Albuquerque, 925 F.3d 1187, 1192 (10th Cir. 2019) (Hartz, J., dissenting from denial of en banc review) (“Occasionally, we did miss something, and we correct our opinion. The important thing is to do justice. I am confident that this is also the practice of the district courts.”). Some principles follow from those aims. One is that the district court’s mistake must truly matter, i.e., if the mistake is corrected, there will be a different decision. See E.D. Mich LR 7.1(h) (providing that, generally, a party seeking reconsideration must “show that correcting the defect will result in a different disposition of the case”). Otherwise, the path to judgment does not change upon correcting the interlocutory order. Another principle is that the mistake must be quite plain— otherwise all a motion for reconsideration does is invite further debate and, rather than saving time

and money, it expends time and money. See id. (providing that, generally, a party seeking reconsideration must show a “palpable defect”). That the error must be plain also respects finality: a district court puts considerable thought and effort into its initial decision, and so that decision should not be readily changed. Together, these principles mean that a party seeking reconsideration must either point to key facts or binding legal precedent that the district court misapplied or failed to consider and, once properly considered, would readily lead to a different decision. As a third principle, the party seeking reconsideration must usually demonstrate that the district court erred given the record and law that existed when it made its initial decision. After all, it is hardly fair or efficient to force a district court and opposing counsel to analyze claims based on one record only to turn around with an expanded record, and claim error based on that expanded record. This comports with general appellate rules too—parties appealing a district court decision are not usually allowed to expand the record on appeal. These principles lead to a general rule: a party seeking reconsideration must show that the district court clearly erred, that the court’s initial decision will change if the clear error is corrected,

and that the error was based on the law and record as it stood when the district court made its initial decision. See Saltmarshall v. VHS Children’s Hosp. of Mich., Inc., 402 F. Supp. 3d 389, 393 (E.D. Mich. 2019) (“[T]he moving party must show that the Court made a mistake based on the record before it and rectifying the mistake would change the outcome.”). That general rule permits some limited exceptions. For instance, perhaps binding and outcome-altering precedent comes down days after the district court’s decision.
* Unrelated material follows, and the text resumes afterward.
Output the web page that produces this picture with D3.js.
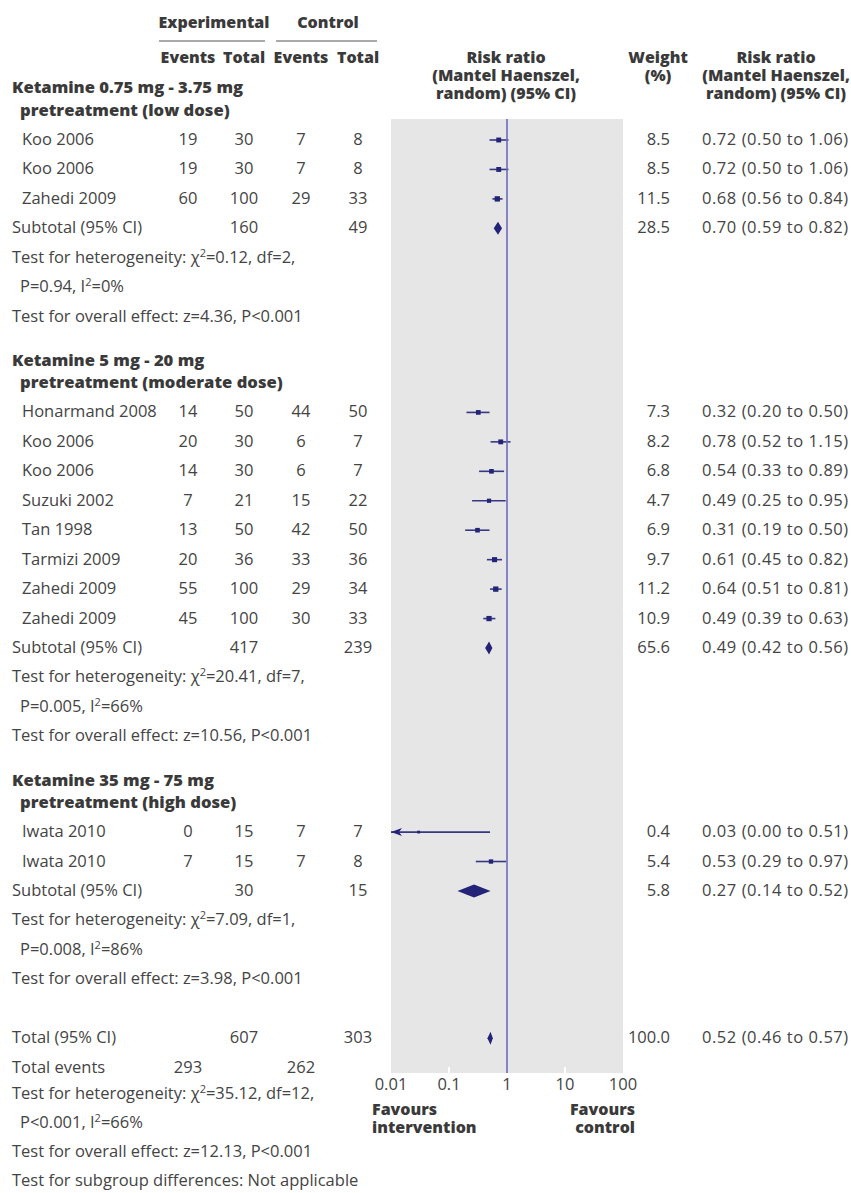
<!DOCTYPE html>
<html><head><meta charset="utf-8">
<script src="https://cdn.jsdelivr.net/npm/d3@7"></script>
<style>
html,body{margin:0;padding:0;background:#fff;}
svg{display:block;}
.t{font-family:"Open Sans",sans-serif;font-size:16.5px;font-weight:400;fill:#444;}
.ci{letter-spacing:0.55px;}
.b{font-family:"Open Sans",sans-serif;font-weight:800;font-size:16px;fill:#3a3a3a;}
.g{font-size:16.6px;}
</style></head>
<body><svg id="c" width="851" height="1193"></svg>
<script>
// ---------- data ----------
const groupLabels = [
  ["Ketamine 0.75 mg - 3.75 mg", "pretreatment (low dose)"],
  ["Ketamine 5 mg - 20 mg", "pretreatment (moderate dose)"],
  ["Ketamine 35 mg - 75 mg", "pretreatment (high dose)"]
];
const studyGroup = [0,0,0,1,1,1,1,1,1,1,1,2,2];
const studyNames = ["Koo 2006","Koo 2006","Zahedi 2009","Honarmand 2008","Koo 2006","Koo 2006","Suzuki 2002","Tan 1998","Tarmizi 2009","Zahedi 2009","Zahedi 2009","Iwata 2010","Iwata 2010"];
const expEvents = [19,19,60,14,20,14,7,13,20,55,45,0,7];
const expTotal  = [30,30,100,50,30,30,21,50,36,100,100,15,15];
const ctlEvents = [7,7,29,44,6,6,15,42,33,29,30,7,7];
const ctlTotal  = [8,8,33,50,7,7,22,50,36,34,33,7,8];
const weights   = [8.5,8.5,11.5,7.3,8.2,6.8,4.7,6.9,9.7,11.2,10.9,0.4,5.4];
const rr        = [0.72,0.72,0.68,0.32,0.78,0.54,0.49,0.31,0.61,0.64,0.49,0.03,0.53];
const rrLow     = [0.50,0.50,0.56,0.20,0.52,0.33,0.25,0.19,0.45,0.51,0.39,0.00,0.29];
const rrHigh    = [1.06,1.06,0.84,0.50,1.15,0.89,0.95,0.50,0.82,0.81,0.63,0.51,0.97];

const subExpTotal = [160,417,30];
const subCtlTotal = [49,239,15];
const subWeight   = [28.5,65.6,5.8];
const subRR       = [0.70,0.49,0.27];
const subLow      = [0.59,0.42,0.14];
const subHigh     = [0.82,0.56,0.52];
const hetChi      = ["0.12","20.41","7.09"];
const hetDf       = [2,7,1];
const hetP        = ["P=0.94","P=0.005","P=0.008"];
const hetI2       = ["0%","66%","86%"];
const effZ        = ["4.36","10.56","3.98"];
const effP        = ["P<0.001","P<0.001","P<0.001"];

const totExpTotal = 607, totCtlTotal = 303, totWeight = "100.0";
const totRR = 0.52, totLow = 0.46, totHigh = 0.57;
const totExpEvents = 293, totCtlEvents = 262;
const totChi = "35.12", totDf = 12, totP = "P<0.001", totI2 = "66%";
const totZ = "12.13", totEffP = "P<0.001";
const subgroupText = "Test for subgroup differences: Not applicable";

const axisTicks = [0.01, 0.1, 1, 10, 100];
const axisTickLabels = ["0.01","0.1","1","10","100"];

// ---------- layout ----------
const svg = d3.select("#c");
const NAVY = "#232378", LINE = "#6b6bbd";
const colX = {name:22, sub:12, ee:188, et:244, ce:301, ct:358, w:670, ci:702};
const x = d3.scaleLog().domain([0.01,100]).range([391,623]);
const step = 29.45;
const yRow = d3.scaleLinear().domain([0,1]).range([145,145+step]);
const panelTop = 119, panelBottom = 1073;

function fmt(v){return d3.format(".2f")(v);}
function ciText(r,l,h){return fmt(r)+" ("+fmt(l)+" to "+fmt(h)+")";}
function txt(xp,yp,s,cls,anchor){
  return svg.append("text").attr("class",cls||"t").attr("x",xp).attr("y",yp)
    .attr("text-anchor",anchor||"start").text(s);
}
function het(xp,yp,chi,df){
  const t = svg.append("text").attr("class","t").attr("x",xp).attr("y",yp);
  t.append("tspan").text("Test for heterogeneity: \u03C7");
  t.append("tspan").attr("dy",-6).attr("font-size",11).text("2");
  t.append("tspan").attr("dy",6).text("="+chi+", df="+df+",");
}
function het2(xp,yp,p,i2){
  const t = svg.append("text").attr("class","t").attr("x",xp).attr("y",yp);
  t.append("tspan").text(p+", I");
  t.append("tspan").attr("dy",-6).attr("font-size",11).text("2");
  t.append("tspan").attr("dy",6).text("="+i2);
}

// panel background
svg.append("rect").attr("x",x(0.01)).attr("y",panelTop)
  .attr("width",x(100)-x(0.01)).attr("height",panelBottom-panelTop).attr("fill","#e6e6e6");
// white tick marks at bottom
svg.selectAll(".wt").data(axisTicks.filter(d=>d!==1 && d!==0.01 && d!==100)).enter()
  .append("line").attr("x1",d=>x(d)).attr("x2",d=>x(d))
  .attr("y1",panelBottom-6).attr("y2",panelBottom).attr("stroke","#fff").attr("stroke-width",2);
// axis labels
svg.selectAll(".al").data(axisTicks).enter().append("text").attr("class","t")
  .attr("x",d=>x(d)).attr("y",1090).attr("text-anchor","middle")
  .text((d,i)=>axisTickLabels[i]);

// header
txt(214,28,"Experimental","b","middle");
txt(328,28,"Control","b","middle");
svg.append("line").attr("x1",159).attr("x2",265).attr("y1",41).attr("y2",41).attr("stroke","#555").attr("stroke-width",1);
svg.append("line").attr("x1",276).attr("x2",377).attr("y1",41).attr("y2",41).attr("stroke","#555").attr("stroke-width",1);
txt(colX.ee,63,"Events","b","middle");
txt(colX.et,63,"Total","b","middle");
txt(colX.ce,63,"Events","b","middle");
txt(colX.ct,63,"Total","b","middle");
["Risk ratio","(Mantel Haenszel,","random) (95% CI)"].forEach((s,i)=>{
  txt(506,63+i*18,s,"b","middle");
  txt(776,63+i*18,s,"b","middle");
});
txt(658,63,"Weight","b","middle");
txt(658,81,"(%)","b","middle");

// rows
let u = 0;
const markerSize = d3.scaleSqrt().domain([0,12]).range([2.2,5.4]);
groupLabels.forEach((gl,g)=>{
  if(g>0) u += 3.25;
  txt(colX.sub, yRow(u-1.75), gl[0], "b g");
  txt(colX.name-2, yRow(u-1.0), gl[1], "b g");
  const idx = d3.range(studyNames.length).filter(i=>studyGroup[i]===g);
  idx.forEach((i,k)=>{
    const yy = yRow(u);
    txt(colX.name,yy,studyNames[i]);
    txt(colX.ee,yy,expEvents[i],"t","middle");
    txt(colX.et,yy,expTotal[i],"t","middle");
    txt(colX.ce,yy,ctlEvents[i],"t","middle");
    txt(colX.ct,yy,ctlTotal[i],"t","middle");
    txt(colX.w,yy,weights[i].toFixed(1),"t","end");
    txt(colX.ci,yy,ciText(rr[i],rrLow[i],rrHigh[i]),"t ci");
    const cy = yy-5;
    const lo = rrLow[i] > 0.01 ? x(rrLow[i]) : x(0.01);
    svg.append("line").attr("x1",lo).attr("x2",x(rrHigh[i])).attr("y1",cy).attr("y2",cy)
      .attr("stroke",NAVY).attr("stroke-width",1.6).attr("stroke-opacity",0.9);
    if(rrLow[i] <= 0.01){
      const ax = x(0.01);
      svg.append("path").attr("d",`M${ax},${cy}L${ax+11},${cy-4}L${ax+8},${cy}L${ax+11},${cy+4}Z`).attr("fill",NAVY);
    }
    const s = markerSize(weights[i]);
    svg.append("rect").attr("x",x(rr[i])-s/2).attr("y",cy-s/2).attr("width",s).attr("height",s).attr("fill",NAVY);
    u += 1;
  });
  // subtotal
  let yy = yRow(u);
  txt(colX.sub,yy,"Subtotal (95% CI)");
  txt(colX.et,yy,subExpTotal[g],"t","middle");
  txt(colX.ct,yy,subCtlTotal[g],"t","middle");
  txt(colX.w,yy,subWeight[g].toFixed(1),"t","end");
  txt(colX.ci,yy,ciText(subRR[g],subLow[g],subHigh[g]),"t ci");
  let cy = yy-5;
  svg.append("path").attr("d",`M${x(subLow[g])},${cy}L${x(subRR[g])},${cy-6.5}L${x(subHigh[g])},${cy}L${x(subRR[g])},${cy+6.5}Z`).attr("fill",NAVY);
  u += 1;
  het(colX.sub,yRow(u),hetChi[g],hetDf[g]); u+=1;
  het2(colX.name-2,yRow(u),hetP[g],hetI2[g]); u+=1;
  txt(colX.sub,yRow(u),"Test for overall effect: z="+effZ[g]+", "+effP[g]);
});

// total
u += 2;
let ty = yRow(u);
txt(colX.sub,ty,"Total (95% CI)");
txt(colX.et,ty,totExpTotal,"t","middle");
txt(colX.ct,ty,totCtlTotal,"t","middle");
txt(colX.w,ty,totWeight,"t","end");
txt(colX.ci,ty,ciText(totRR,totLow,totHigh),"t ci");
svg.append("path").attr("d",`M${x(totLow)},${ty-5}L${x(totRR)},${ty-11.5}L${x(totHigh)},${ty-5}L${x(totRR)},${ty+1.5}Z`).attr("fill",NAVY);
u += 1;
txt(colX.sub,yRow(u),"Total events");
txt(colX.ee,yRow(u),totExpEvents,"t","middle");
txt(colX.ce,yRow(u),totCtlEvents,"t","middle");
het(colX.sub,yRow(u+0.9),totChi,totDf);
het2(colX.name-2,yRow(u+1.88),totP,totI2);
txt(colX.sub,yRow(u+2.87),"Test for overall effect: z="+totZ+", "+totEffP);
txt(colX.sub,yRow(u+3.85),subgroupText);

// line of no effect
svg.append("line").attr("x1",x(1)).attr("x2",x(1)).attr("y1",panelTop).attr("y2",panelBottom)
  .attr("stroke",LINE).attr("stroke-width",1.6);

// favours labels
txt(372,1115,"Favours","b");
txt(372,1133,"intervention","b");
txt(635,1115,"Favours","b","end");
txt(635,1133,"control","b","end");
</script></body></html>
Or perhaps the party seeking reconsideration shows that it discovered new, outcome-altering evidence and, despite all reasonable diligence, it was not able to discover that evidence before the court’s initial decision. See Louisville/Jefferson Cty. Metro Gov’t v. Hotels.com, L.P., 590 F.3d 381, 389 (6th

Cir. 2009) (“[C]ourts will find justification for reconsidering interlocutory orders where there is (1) an intervening change of controlling law; (2) new evidence available; or (3) a need to correct a clear error or prevent manifest injustice.” (citation and internal alterations omitted)).